__What the task asks__
Scan the records below for the line with "What pgfplots code" and the line with "(0pt,0pt) rectangle (590pt,342pt);", and retype that range exactly, both ends included, pictures excepted.

◇ ◇ ◇ ◇ ◇

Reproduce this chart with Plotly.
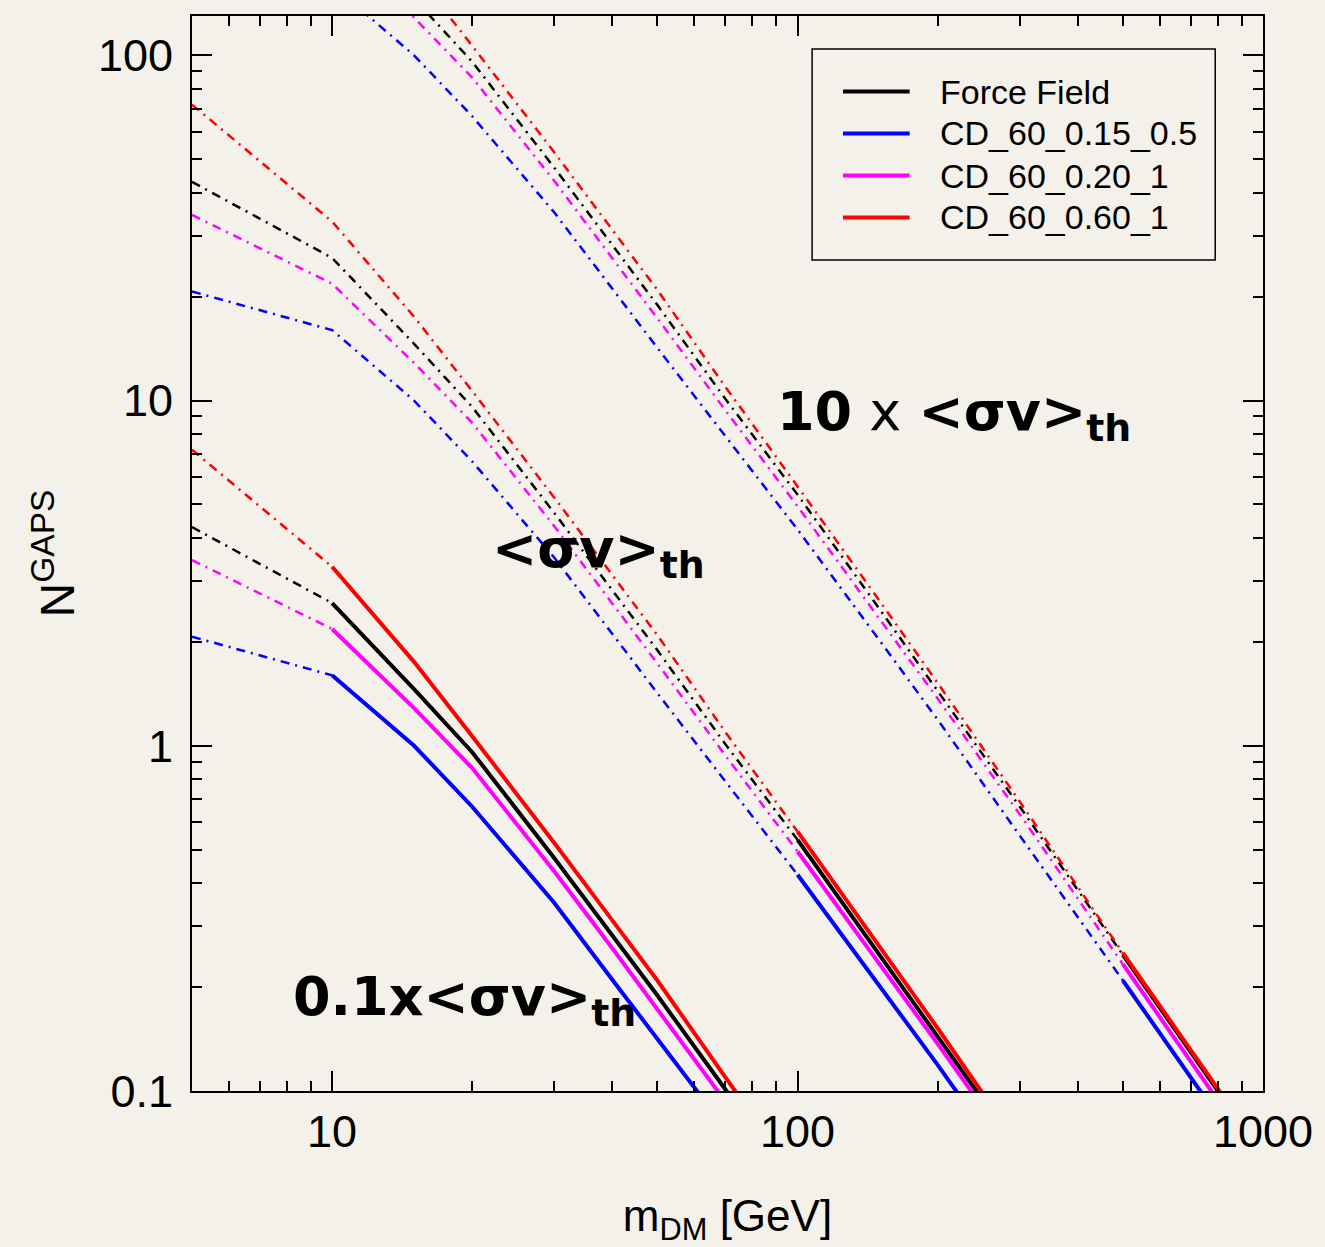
import numpy as np
import plotly.graph_objects as go

# ---------------- data ----------------
# DM mass grid [GeV]
mass = [5, 10, 15, 20, 30, 40, 50, 70, 100, 150, 200, 300, 500, 700, 1000]

# Number of GAPS antideuteron events for the thermal cross section <sigma v>_th
n_force_field = [43.0, 25.9, 14.6, 9.58, 4.73, 2.82, 1.89, 1.01, 0.534, 0.249, 0.144, 0.0667, 0.0248, 0.0130, 0.0065]
n_cd_60_015_05 = [20.7, 16.0, 10.0, 6.66, 3.51, 2.10, 1.42, 0.788, 0.423, 0.202, 0.119, 0.055, 0.0209, 0.01095, 0.0055]
n_cd_60_020_1 = [34.5, 21.8, 12.85, 8.62, 4.33, 2.59, 1.73, 0.936, 0.494, 0.233, 0.137, 0.0634, 0.0233, 0.0122, 0.0061]
n_cd_60_060_1 = [72.0, 33.0, 17.5, 10.65, 5.24, 3.12, 2.09, 1.095, 0.564, 0.263, 0.152, 0.069, 0.0251, 0.01315, 0.0066]

series_names = ["Force Field", "CD_60_0.15_0.5", "CD_60_0.20_1", "CD_60_0.60_1"]
series_values = [n_force_field, n_cd_60_015_05, n_cd_60_020_1, n_cd_60_060_1]
series_colors = ["#000000", "#0000ff", "#ff00ff", "#ff0000"]

# cross-section multipliers and the mass from which each band is drawn solid
xsec_scale = [0.1, 1.0, 10.0]
solid_from = [10, 100, 500]

x_major = [10, 100, 1000]
x_major_text = ["10", "100", "1000"]
y_major = [0.1, 1, 10, 100]
y_major_text = ["0.1", "1", "10", "100"]

BG = "#f4f1ea"
W, H = 1325, 1247
ML, MR, MT, MB = 192, 57, 16, 156

fig = go.Figure()

for name, vals, col in zip(series_names, series_values, series_colors):
    for k, (sc, thr) in enumerate(zip(xsec_scale, solid_from)):
        xd = [m for m in mass if m <= thr]
        yd = [v * sc for m, v in zip(mass, vals) if m <= thr]
        xs = [m for m in mass if m >= thr]
        ys = [v * sc for m, v in zip(mass, vals) if m >= thr]
        fig.add_trace(go.Scatter(
            x=xd, y=yd, mode="lines", name=name, legendgroup=name, showlegend=False,
            line=dict(color=col, width=2.5, dash="9px,6px,2px,6px"), hoverinfo="skip"))
        fig.add_trace(go.Scatter(
            x=xs, y=ys, mode="lines", name=name, legendgroup=name,
            showlegend=False, line=dict(color=col, width=4)))

minor_x = [6, 7, 8, 9] + [d * 10 for d in range(2, 10)] + [d * 100 for d in range(2, 10)]
minor_y = [d * 0.1 for d in range(2, 10)] + list(range(2, 10)) + [d * 10 for d in range(2, 10)]

axis_common = dict(
    showline=True, linecolor="black", linewidth=2, mirror="allticks",
    ticks="inside", ticklen=20, tickwidth=2, tickcolor="black",
    showgrid=False, zeroline=False,
    tickfont=dict(size=45, color="black"),
)

fig.update_xaxes(
    type="log", range=[np.log10(5), 3],
    tickmode="array", tickvals=x_major, ticktext=x_major_text,
    minor=dict(tickmode="array", tickvals=minor_x, ticks="inside", ticklen=10,
               tickwidth=2, tickcolor="black", showgrid=False),
    ticklabelstandoff=0,
    title=dict(text="m<sub>DM</sub> [GeV]", font=dict(size=44, color="black"), standoff=46),
    **axis_common)
fig.update_yaxes(
    type="log", range=[-1, np.log10(130)],
    tickmode="array", tickvals=y_major, ticktext=y_major_text,
    minor=dict(tickmode="array", tickvals=minor_y, ticks="inside", ticklen=10,
               tickwidth=2, tickcolor="black", showgrid=False),
    ticklabelstandoff=8,
    title=dict(text="N<sup>GAPS</sup>", font=dict(size=48, color="black"), standoff=8),
    **axis_common)

pw = W - ML - MR
ph = H - MT - MB
def px(xp):
    return (xp - ML) / pw
def py(yp):
    return (H - MB - yp) / ph

ann_font = dict(family="DejaVu Sans", size=54, color="black")
fig.add_annotation(xref="paper", yref="paper", x=px(291), y=py(1000), xanchor="left", yanchor="middle",
                   text="<b>0.1x&lt;σv&gt;<sub>th</sub></b>", showarrow=False, font=ann_font)
fig.add_annotation(xref="paper", yref="paper", x=px(491), y=py(552), xanchor="left", yanchor="middle",
                   text="<b>&lt;σv&gt;<sub>th</sub></b>", showarrow=False, font=ann_font)
fig.add_annotation(xref="paper", yref="paper", x=px(778), y=py(415), xanchor="left", yanchor="middle",
                   text="<b>10</b> x <b>&lt;σv&gt;<sub>th</sub></b>", showarrow=False, font=ann_font)

# legend: frame, key lines and labels
legend_rows = [91.5, 133.5, 175.5, 217.5]
fig.add_shape(type="rect", xref="paper", yref="paper",
              x0=px(815), x1=px(1220), y0=py(260), y1=py(49),
              line=dict(color="black", width=1.5), fillcolor="rgba(0,0,0,0)")
for name, col, ry in zip(series_names, series_colors, legend_rows):
    fig.add_shape(type="line", xref="paper", yref="paper",
                  x0=px(846), x1=px(913), y0=py(ry), y1=py(ry),
                  line=dict(color=col, width=4))
    fig.add_annotation(xref="paper", yref="paper", x=px(941), y=py(ry),
                       xanchor="left", yanchor="middle", text=name, showarrow=False,
                       font=dict(family="Liberation Sans, Arial, sans-serif", size=34, color="black"))

fig.update_layout(
    width=W, height=H,
    margin=dict(l=ML, r=MR, t=MT, b=MB),
    paper_bgcolor=BG, plot_bgcolor=BG,
    font=dict(family="Liberation Sans, Arial, sans-serif", color="black", size=45),
    showlegend=False,
)

fig.write_html("out.html")
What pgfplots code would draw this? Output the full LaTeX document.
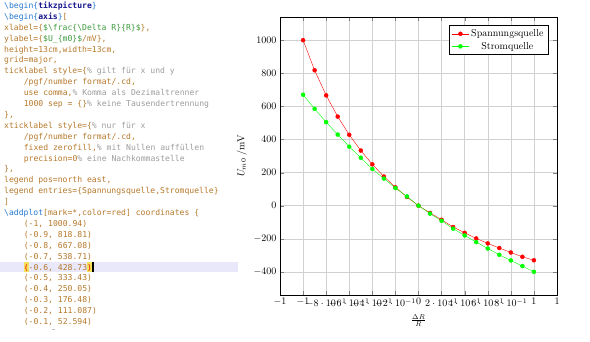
\documentclass[border=0pt]{standalone}
\usepackage{fontspec}
\usepackage{pgfplots}
\pgfplotsset{compat=1.18}
\newfontfamily\codefont{DejaVu Sans Mono}
\definecolor{kwblue}{HTML}{2479D0}
\definecolor{envblue}{HTML}{15158F}
\definecolor{codebrown}{HTML}{B5782A}
\definecolor{codegreen}{HTML}{3C9A3C}
\definecolor{codegray}{HTML}{9C9C9C}
\definecolor{linehl}{HTML}{E8E8FA}
\definecolor{parenhl}{HTML}{F2E35A}
\newcommand\kw[1]{\textcolor{kwblue}{#1}}
\newcommand\env[1]{\textcolor{envblue}{\bfseries #1}}
\newcommand\br[1]{\textcolor{codebrown}{#1}}
\newcommand\gr[1]{\textcolor{codegreen}{#1}}
\newcommand\cm[1]{\textcolor{codegray}{#1}}
% line number, indent (characters), text
\newcommand\codeline[3]{\node[anchor=base west, inner sep=0pt,
  font=\codefont\fontsize{8.1}{10}\selectfont]
  at ({4pt+4.9pt*#2},{333.5pt-10.9pt*#1}) {#3};}

\begin{document}
\begin{tikzpicture}
\useasboundingbox (0pt,0pt) rectangle (590pt,342pt);

% editor pane
\fill[linehl] (0pt,69.7pt) rectangle (238pt,80.3pt);
\fill[parenhl] (23.6pt,70.3pt) rectangle (28.5pt,79.7pt);
\fill[parenhl] (87.3pt,70.3pt) rectangle (92.2pt,79.7pt);
\fill[black] (92.3pt,70pt) rectangle (93.9pt,80pt);
\draw[gray!50, line width=0.8pt] (51.5pt,13pt) -- (55pt,13pt);
\begin{scope}
\clip (0pt,17.5pt) rectangle (240pt,342pt);
\codeline{0}{0}{\kw{\textbackslash begin\{}\env{tikzpicture}\kw{\}}}
\codeline{1}{0}{\kw{\textbackslash begin\{}\env{axis}\kw{\}}\br{[}}
\codeline{2}{0}{\br{xlabel=\{}\gr{\$\textbackslash frac\{\textbackslash Delta R\}\{R\}\$}\br{\},}}
\codeline{3}{0}{\br{ylabel=\{}\gr{\$U\_\{m0\}\$}\br{ /mV\},}}
\codeline{4}{0}{\br{height=13cm,width=13cm,}}
\codeline{5}{0}{\br{grid=major,}}
\codeline{6}{0}{\br{ticklabel style=\{}\cm{\% gilt für x und y}}
\codeline{7}{4}{\br{/pgf/number format/.cd,}}
\codeline{8}{4}{\br{use comma,}\cm{\% Komma als Dezimaltrenner}}
\codeline{9}{4}{\br{1000 sep = \{\}}\cm{\% keine Tausendertrennung}}
\codeline{10}{0}{\br{\},}}
\codeline{11}{0}{\br{xticklabel style=\{}\cm{\% nur für x}}
\codeline{12}{4}{\br{/pgf/number format/.cd,}}
\codeline{13}{4}{\br{fixed zerofill,}\cm{\% mit Nullen auffüllen}}
\codeline{14}{4}{\br{precision=0}\cm{\% eine Nachkommastelle}}
\codeline{15}{0}{\br{\},}}
\codeline{16}{0}{\br{legend pos=north east,}}
\codeline{17}{0}{\br{legend entries=\{Spannungsquelle,Stromquelle\}}}
\codeline{18}{0}{\br{]}}
\codeline{19}{0}{\kw{\textbackslash addplot}\br{[mark=*,color=red] coordinates \{}}
\codeline{20}{4}{\br{(-1, 1000.94)}}
\codeline{21}{4}{\br{(-0.9, 818.81)}}
\codeline{22}{4}{\br{(-0.8, 667.08)}}
\codeline{23}{4}{\br{(-0.7, 538.71)}}
\codeline{24}{4}{\textcolor{red}{(}\br{-0.6, 428.73}\textcolor{red}{)}}
\codeline{25}{4}{\br{(-0.5, 333.43)}}
\codeline{26}{4}{\br{(-0.4, 250.05)}}
\codeline{27}{4}{\br{(-0.3, 176.48)}}
\codeline{28}{4}{\br{(-0.2, 111.087)}}
\codeline{29}{4}{\br{(-0.1, 52.594)}}
\end{scope}

% chart
\begin{axis}[
  at={(280pt,47pt)}, anchor=south west,
  scale only axis, width=277pt, height=278pt,
  xmin=-1.2, xmax=1.2, ymin=-540, ymax=1141,
  xlabel={$\frac{\Delta R}{R}$},
  ylabel={$U_{m0}$ /mV},
  grid=major,
  major grid style={black!18},
  xtick={-1.2,-1,-0.8,-0.6,-0.4,-0.2,0,0.2,0.4,0.6,0.8,1,1.2},
  xticklabels={{$-1$},{$-1$},{$-8\cdot10^{-1}$},{$-6\cdot10^{-1}$},{$-4\cdot10^{-1}$},{$-2\cdot10^{-1}$},{$0$},{$2\cdot10^{-1}$},{$4\cdot10^{-1}$},{$6\cdot10^{-1}$},{$8\cdot10^{-1}$},{$1$},{$1$}},
  ytick={-400,-200,0,200,400,600,800,1000},
  yticklabel style={/pgf/number format/.cd, use comma, 1000 sep={}},
  legend pos=north east,
  legend cell align=center,
]
\addplot[mark=*, color=red] coordinates {
  (-1,1000.94) (-0.9,818.81) (-0.8,667.08) (-0.7,538.71) (-0.6,428.73)
  (-0.5,333.43) (-0.4,250.05) (-0.3,176.48) (-0.2,111.087) (-0.1,52.594)
  (0,0) (0.1,-44) (0.2,-85) (0.3,-129) (0.4,-164) (0.5,-198)
  (0.6,-228) (0.7,-256) (0.8,-283) (0.9,-309) (1,-330)
};
\addlegendentry{Spannungsquelle}
\addplot[mark=*, color=green] coordinates {
  (-1,671) (-0.9,586) (-0.8,505) (-0.7,430) (-0.6,357)
  (-0.5,290) (-0.4,222) (-0.3,164) (-0.2,107) (-0.1,56)
  (0,0) (0.1,-48) (0.2,-91) (0.3,-139) (0.4,-180) (0.5,-220)
  (0.6,-259) (0.7,-297) (0.8,-331) (0.9,-365) (1,-400)
};
\addlegendentry{Stromquelle}
\end{axis}
\end{tikzpicture}
\end{document}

◇ ◇ ◇ ◇ ◇

__Problem solution__
What pgfplots code would draw this? Output the full LaTeX document.
\documentclass[border=0pt]{standalone}
\usepackage{fontspec}
\usepackage{pgfplots}
\pgfplotsset{compat=1.18}
\newfontfamily\codefont{DejaVu Sans Mono}
\definecolor{kwblue}{HTML}{2479D0}
\definecolor{envblue}{HTML}{15158F}
\definecolor{codebrown}{HTML}{B5782A}
\definecolor{codegreen}{HTML}{3C9A3C}
\definecolor{codegray}{HTML}{9C9C9C}
\definecolor{linehl}{HTML}{E8E8FA}
\definecolor{parenhl}{HTML}{F2E35A}
\newcommand\kw[1]{\textcolor{kwblue}{#1}}
\newcommand\env[1]{\textcolor{envblue}{\bfseries #1}}
\newcommand\br[1]{\textcolor{codebrown}{#1}}
\newcommand\gr[1]{\textcolor{codegreen}{#1}}
\newcommand\cm[1]{\textcolor{codegray}{#1}}
% line number, indent (characters), text
\newcommand\codeline[3]{\node[anchor=base west, inner sep=0pt,
  font=\codefont\fontsize{8.1}{10}\selectfont]
  at ({4pt+4.9pt*#2},{333.5pt-10.9pt*#1}) {#3};}

\begin{document}
\begin{tikzpicture}
\useasboundingbox (0pt,0pt) rectangle (590pt,342pt);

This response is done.